Anne-France Cauchon n’y voit aucune opposition. « Ce n’est pas l’un OU l’autre, c’est l’un ET l’autre. Il ne faut pas séparer, il faut additionner. » Selon elle, l’Église peut continuer d’offrir la messe traditionnelle le dimanche matin et d’autres façons de faire Église le reste de la semaine. « Il ne faut pas jouer les prophètes de malheur et annoncer des fermetures avant les fermetures. Mais on le sait, on les voit les gens à l’église, la génération qui ne sera plus là dans 10 ans. Ce n’est pas le temps de démissionner, ils sont encore là, le dimanche à la messe, il faut les prendre et leur donner ce qu’ils viennent chercher. Et en même temps, il faut penser aussi à voir plus loin et plus large. »
Multiplier les canaux
Nombre d’activités sont organisées par l’équipe pour faire communauté autrement. À Ciné-disciples, on prie, échange et témoigne à partir d’un film. Deux fois l’an, les déjeuners Fraternité-prière rassemblent les gens au restaurant; ils prennent des nouvelles les uns des autres, puis une personne témoigne de l’action du Seigneur dans sa vie. La Messe du cœur est toujours célébrée ailleurs que dans une église et propose de la musique et des chants plus modernes. En mars 2022, peu après l’invasion russe de l’Ukraine, une marche pour la paix dans les rues de La Pocatière suivie par un temps de prière à la cathédrale a réuni 175 catholiques, protestants et musulmans.

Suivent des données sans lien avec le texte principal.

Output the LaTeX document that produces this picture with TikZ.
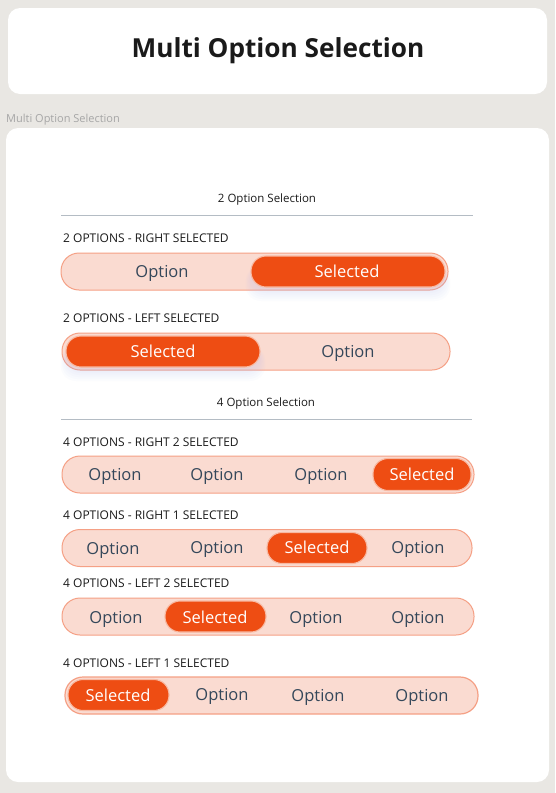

Karl Boulet croit qu’on a tout à gagner à multiplier les canaux et les approches. « On veut rejoindre l’ensemble des personnes. J’aime énormément la messe, mais force est de constater que ça n’attire pas tout le monde. Il faut avoir cette capacité de s’adapter, de s’avancer sur des terrains inconnus et de faire vivre des expériences différentes. » Faire vivre des expériences, parce que nous sommes à l’ère du ressenti.

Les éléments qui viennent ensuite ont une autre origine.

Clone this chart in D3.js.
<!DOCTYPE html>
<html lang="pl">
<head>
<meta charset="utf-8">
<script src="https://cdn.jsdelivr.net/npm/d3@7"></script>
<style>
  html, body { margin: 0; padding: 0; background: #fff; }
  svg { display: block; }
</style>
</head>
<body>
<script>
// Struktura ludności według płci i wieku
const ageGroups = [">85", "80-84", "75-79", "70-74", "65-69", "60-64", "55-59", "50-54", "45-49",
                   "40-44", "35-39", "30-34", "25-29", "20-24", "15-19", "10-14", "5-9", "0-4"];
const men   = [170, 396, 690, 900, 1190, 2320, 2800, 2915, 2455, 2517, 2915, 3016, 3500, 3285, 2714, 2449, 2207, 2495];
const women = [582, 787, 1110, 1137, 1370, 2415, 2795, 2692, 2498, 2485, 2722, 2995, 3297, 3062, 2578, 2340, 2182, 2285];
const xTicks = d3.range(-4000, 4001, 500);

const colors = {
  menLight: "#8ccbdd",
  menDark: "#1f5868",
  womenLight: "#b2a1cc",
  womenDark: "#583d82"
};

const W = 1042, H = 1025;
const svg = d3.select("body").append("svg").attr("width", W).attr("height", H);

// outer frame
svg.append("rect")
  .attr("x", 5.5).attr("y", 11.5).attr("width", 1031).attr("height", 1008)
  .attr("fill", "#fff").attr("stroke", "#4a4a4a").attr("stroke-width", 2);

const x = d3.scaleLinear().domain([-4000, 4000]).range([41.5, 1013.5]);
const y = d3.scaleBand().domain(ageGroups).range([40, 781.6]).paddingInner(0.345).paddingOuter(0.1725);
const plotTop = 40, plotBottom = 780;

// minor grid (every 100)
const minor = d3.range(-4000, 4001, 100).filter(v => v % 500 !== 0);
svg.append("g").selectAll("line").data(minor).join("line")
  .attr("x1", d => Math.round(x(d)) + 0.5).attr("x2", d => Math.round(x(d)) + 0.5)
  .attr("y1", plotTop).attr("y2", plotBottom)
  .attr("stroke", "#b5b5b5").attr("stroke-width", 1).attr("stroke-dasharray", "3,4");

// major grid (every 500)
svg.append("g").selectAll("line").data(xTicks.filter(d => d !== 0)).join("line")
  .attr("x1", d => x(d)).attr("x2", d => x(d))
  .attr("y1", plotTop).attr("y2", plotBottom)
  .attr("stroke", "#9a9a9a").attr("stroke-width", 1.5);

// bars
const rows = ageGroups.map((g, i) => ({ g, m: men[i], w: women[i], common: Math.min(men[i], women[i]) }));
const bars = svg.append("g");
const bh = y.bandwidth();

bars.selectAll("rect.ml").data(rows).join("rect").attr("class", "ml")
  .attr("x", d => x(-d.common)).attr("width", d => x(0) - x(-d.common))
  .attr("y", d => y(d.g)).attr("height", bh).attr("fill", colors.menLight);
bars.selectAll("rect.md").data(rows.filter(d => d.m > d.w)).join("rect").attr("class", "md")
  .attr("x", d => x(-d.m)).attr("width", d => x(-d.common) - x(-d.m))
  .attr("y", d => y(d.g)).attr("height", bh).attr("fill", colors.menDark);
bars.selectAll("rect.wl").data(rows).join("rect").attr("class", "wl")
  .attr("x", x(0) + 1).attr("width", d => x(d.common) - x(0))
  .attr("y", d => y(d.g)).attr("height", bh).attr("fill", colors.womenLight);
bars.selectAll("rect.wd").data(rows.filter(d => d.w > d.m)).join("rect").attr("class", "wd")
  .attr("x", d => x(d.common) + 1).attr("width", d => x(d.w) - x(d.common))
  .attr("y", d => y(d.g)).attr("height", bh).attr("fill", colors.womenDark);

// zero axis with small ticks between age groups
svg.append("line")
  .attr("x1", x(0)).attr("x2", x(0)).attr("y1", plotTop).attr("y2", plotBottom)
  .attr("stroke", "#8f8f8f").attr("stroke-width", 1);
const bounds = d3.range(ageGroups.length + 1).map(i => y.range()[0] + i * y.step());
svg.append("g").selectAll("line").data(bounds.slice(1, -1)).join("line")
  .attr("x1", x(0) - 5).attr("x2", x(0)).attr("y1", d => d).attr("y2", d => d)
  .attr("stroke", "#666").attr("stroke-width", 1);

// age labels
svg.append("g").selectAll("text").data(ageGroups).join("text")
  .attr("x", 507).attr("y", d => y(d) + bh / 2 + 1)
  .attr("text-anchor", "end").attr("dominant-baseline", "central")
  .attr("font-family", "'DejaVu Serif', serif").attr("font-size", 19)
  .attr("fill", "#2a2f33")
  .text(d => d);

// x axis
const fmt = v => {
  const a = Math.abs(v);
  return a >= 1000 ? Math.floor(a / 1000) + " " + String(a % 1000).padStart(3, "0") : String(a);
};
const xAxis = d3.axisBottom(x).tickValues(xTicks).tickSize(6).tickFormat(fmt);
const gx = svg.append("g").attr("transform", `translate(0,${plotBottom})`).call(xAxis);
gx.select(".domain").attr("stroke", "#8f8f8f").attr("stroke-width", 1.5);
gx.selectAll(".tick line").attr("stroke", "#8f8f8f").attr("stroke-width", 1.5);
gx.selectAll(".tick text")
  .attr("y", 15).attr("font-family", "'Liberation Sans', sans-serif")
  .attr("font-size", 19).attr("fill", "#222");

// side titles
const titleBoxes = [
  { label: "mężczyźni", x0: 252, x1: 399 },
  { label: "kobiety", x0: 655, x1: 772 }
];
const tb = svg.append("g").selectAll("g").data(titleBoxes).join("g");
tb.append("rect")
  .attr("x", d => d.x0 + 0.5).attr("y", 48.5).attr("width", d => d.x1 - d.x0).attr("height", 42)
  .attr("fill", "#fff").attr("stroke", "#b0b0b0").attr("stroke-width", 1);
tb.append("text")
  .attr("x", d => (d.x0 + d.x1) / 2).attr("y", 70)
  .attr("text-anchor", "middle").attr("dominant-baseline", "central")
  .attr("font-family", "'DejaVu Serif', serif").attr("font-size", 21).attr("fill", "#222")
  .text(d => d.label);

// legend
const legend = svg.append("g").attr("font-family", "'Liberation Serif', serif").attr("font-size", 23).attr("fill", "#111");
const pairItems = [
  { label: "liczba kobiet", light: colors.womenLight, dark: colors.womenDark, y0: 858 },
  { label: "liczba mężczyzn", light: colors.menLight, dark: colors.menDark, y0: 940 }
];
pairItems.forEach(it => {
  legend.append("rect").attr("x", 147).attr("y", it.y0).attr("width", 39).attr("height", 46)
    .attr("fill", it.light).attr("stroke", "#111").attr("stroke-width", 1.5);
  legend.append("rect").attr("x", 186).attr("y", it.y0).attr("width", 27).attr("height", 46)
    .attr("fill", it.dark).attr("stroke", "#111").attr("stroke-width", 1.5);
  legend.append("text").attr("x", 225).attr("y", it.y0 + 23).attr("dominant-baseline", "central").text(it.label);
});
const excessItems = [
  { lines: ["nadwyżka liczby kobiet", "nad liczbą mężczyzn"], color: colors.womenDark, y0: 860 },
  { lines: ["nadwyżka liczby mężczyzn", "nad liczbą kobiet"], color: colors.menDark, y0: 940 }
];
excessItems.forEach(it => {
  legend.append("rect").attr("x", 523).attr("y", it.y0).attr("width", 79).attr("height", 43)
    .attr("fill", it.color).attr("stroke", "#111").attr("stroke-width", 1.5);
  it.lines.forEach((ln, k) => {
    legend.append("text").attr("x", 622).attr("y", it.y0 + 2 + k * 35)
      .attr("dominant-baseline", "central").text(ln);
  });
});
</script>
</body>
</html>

En avril 2023, un 5 à 7 pour la paix a rassemblé une cinquantaine de personnes au Collège Sainte‐Anne, à La Pocatière.
« Il faut oser »
L’équipe de l’Unité du Centre sort des sentiers battus. « Quand on ose, il y a des gens qui chialent, mais il faut oser » affirme Réjean Poitras. Ce à quoi acquiesce Mino Adjin : « Le changement, ça vient toujours nous déstabiliser. Autant les fidèles qui viennent à la messe que les prêtres, car il y en a qui ne veulent pas que les choses bougent… Mais quand on pense que c’est la bonne chose à faire, il faut aller de l’avant, en y allant doucement pour ne pas brusquer les choses. Puis les gens qui étaient réticents au départ se rendent compte que finalement, ce n’est pas si pire que ça ! » Certains vont même jusqu’à remercier l’équipe de leur avoir fait vivre quelque chose de nouveau.
« Je trouve que la pandémie, pour l’Église, nous a donné un électrochoc. Pendant que les églises ont été fermées, on a été obligés d’inventer d’autres façons de faire Église. Il en est resté quelque chose. Le Seigneur ne nous envoie pas d’épreuves. Mais il s’est drôlement servi de celle-là ! Son Esprit a soufflé très fort. On n’a qu’à accueillir les fruits de ça et continuer dans cette voie », conclut Anne-France Cauchon.